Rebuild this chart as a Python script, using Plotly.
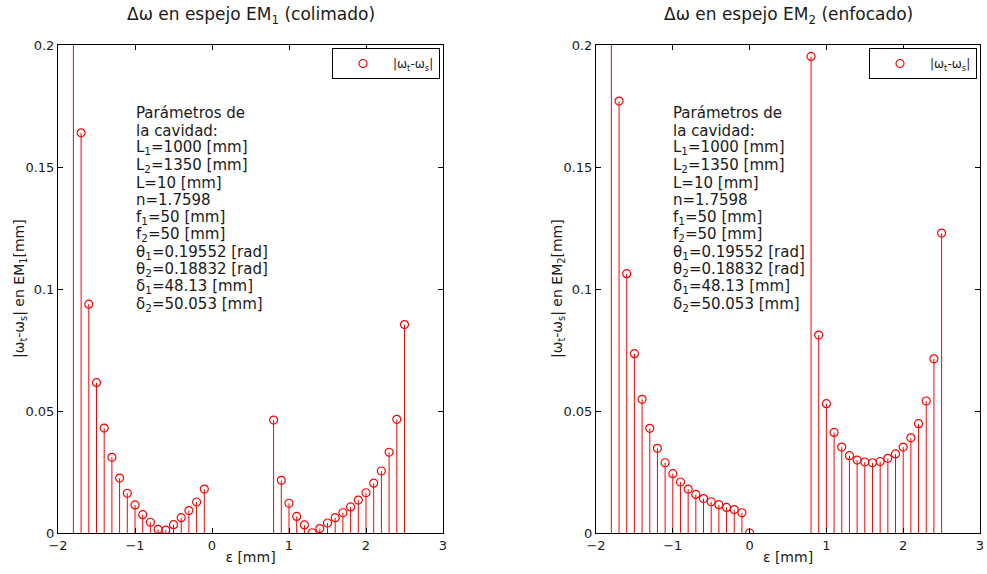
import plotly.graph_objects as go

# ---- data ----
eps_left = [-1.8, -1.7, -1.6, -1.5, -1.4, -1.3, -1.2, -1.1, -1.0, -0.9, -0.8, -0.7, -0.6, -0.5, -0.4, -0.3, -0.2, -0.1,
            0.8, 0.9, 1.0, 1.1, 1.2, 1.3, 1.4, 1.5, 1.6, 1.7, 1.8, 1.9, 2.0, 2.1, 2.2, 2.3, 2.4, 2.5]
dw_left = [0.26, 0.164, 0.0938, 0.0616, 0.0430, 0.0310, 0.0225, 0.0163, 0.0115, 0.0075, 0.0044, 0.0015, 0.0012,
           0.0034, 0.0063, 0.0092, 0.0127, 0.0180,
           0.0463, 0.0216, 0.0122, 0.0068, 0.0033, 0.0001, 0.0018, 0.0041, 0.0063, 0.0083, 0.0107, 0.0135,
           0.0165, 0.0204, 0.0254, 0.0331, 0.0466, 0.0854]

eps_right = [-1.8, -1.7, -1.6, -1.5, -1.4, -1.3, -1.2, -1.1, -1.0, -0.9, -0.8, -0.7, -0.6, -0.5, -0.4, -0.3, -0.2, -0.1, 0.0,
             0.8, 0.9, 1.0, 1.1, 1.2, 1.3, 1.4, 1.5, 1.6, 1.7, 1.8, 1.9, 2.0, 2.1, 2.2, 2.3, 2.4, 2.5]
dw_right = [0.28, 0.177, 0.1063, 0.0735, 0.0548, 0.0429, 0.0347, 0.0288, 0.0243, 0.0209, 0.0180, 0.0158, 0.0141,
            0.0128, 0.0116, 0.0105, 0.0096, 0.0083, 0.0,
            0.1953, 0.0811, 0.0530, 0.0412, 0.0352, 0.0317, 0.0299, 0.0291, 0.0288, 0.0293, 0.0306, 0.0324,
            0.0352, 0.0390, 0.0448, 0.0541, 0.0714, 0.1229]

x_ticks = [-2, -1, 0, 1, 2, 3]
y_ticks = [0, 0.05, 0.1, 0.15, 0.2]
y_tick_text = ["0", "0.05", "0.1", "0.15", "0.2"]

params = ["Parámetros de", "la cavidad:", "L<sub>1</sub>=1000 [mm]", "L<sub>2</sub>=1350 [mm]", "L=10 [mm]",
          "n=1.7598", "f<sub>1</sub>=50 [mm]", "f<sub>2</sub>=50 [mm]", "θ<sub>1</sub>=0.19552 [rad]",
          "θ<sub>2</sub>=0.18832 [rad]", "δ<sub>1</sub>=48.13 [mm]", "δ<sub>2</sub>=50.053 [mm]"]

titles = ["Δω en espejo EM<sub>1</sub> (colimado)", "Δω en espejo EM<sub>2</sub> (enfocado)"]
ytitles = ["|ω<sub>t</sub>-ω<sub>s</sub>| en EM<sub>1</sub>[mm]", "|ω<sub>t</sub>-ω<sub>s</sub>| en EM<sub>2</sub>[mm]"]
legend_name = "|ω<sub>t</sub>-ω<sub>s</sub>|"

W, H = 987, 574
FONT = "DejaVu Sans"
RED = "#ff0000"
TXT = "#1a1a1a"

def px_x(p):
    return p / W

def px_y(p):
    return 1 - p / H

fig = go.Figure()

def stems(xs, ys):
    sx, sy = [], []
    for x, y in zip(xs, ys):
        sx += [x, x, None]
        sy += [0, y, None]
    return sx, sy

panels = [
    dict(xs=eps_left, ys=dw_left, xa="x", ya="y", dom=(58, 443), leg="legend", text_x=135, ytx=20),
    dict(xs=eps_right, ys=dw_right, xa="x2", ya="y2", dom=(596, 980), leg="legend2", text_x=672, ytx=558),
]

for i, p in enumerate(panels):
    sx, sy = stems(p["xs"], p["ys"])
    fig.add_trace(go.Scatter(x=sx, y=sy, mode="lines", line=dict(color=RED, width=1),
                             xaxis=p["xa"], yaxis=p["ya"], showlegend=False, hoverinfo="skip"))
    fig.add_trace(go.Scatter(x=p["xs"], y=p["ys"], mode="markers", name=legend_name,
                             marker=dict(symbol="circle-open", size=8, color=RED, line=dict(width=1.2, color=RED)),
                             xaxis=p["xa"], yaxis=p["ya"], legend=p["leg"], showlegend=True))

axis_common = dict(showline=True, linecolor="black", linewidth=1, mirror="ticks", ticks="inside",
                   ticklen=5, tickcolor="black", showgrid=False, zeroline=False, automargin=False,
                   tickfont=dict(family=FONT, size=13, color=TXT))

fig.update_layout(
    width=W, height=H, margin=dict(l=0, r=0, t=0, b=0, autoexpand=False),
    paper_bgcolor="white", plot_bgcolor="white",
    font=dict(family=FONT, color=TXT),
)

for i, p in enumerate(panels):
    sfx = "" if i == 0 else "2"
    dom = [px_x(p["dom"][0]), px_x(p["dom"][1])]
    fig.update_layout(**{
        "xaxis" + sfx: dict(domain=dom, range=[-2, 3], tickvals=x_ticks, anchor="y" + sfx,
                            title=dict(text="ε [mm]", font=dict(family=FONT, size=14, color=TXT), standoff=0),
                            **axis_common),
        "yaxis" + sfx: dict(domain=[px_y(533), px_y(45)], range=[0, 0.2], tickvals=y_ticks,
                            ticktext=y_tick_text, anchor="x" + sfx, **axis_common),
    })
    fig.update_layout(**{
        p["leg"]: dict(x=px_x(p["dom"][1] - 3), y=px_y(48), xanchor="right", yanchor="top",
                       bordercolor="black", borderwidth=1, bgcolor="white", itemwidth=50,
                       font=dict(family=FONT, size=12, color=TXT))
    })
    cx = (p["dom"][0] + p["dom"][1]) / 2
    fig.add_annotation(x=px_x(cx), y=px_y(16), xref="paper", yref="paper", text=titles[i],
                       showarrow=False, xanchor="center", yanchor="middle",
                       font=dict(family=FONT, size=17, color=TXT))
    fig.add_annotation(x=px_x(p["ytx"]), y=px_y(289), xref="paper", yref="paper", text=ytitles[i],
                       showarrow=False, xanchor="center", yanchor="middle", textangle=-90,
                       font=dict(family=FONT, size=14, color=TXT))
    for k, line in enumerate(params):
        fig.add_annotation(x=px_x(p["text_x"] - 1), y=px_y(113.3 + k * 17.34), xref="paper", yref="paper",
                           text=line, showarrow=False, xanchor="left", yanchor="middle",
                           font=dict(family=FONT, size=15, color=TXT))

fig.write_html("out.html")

Exercise brief:
Skip the pictures and restate exactly the lines from the beginning of the listing to the line with "import plotly.graph_objects as go", that line included.

Task answer:
Rebuild this chart as a Python script, using Plotly.
import plotly.graph_objects as go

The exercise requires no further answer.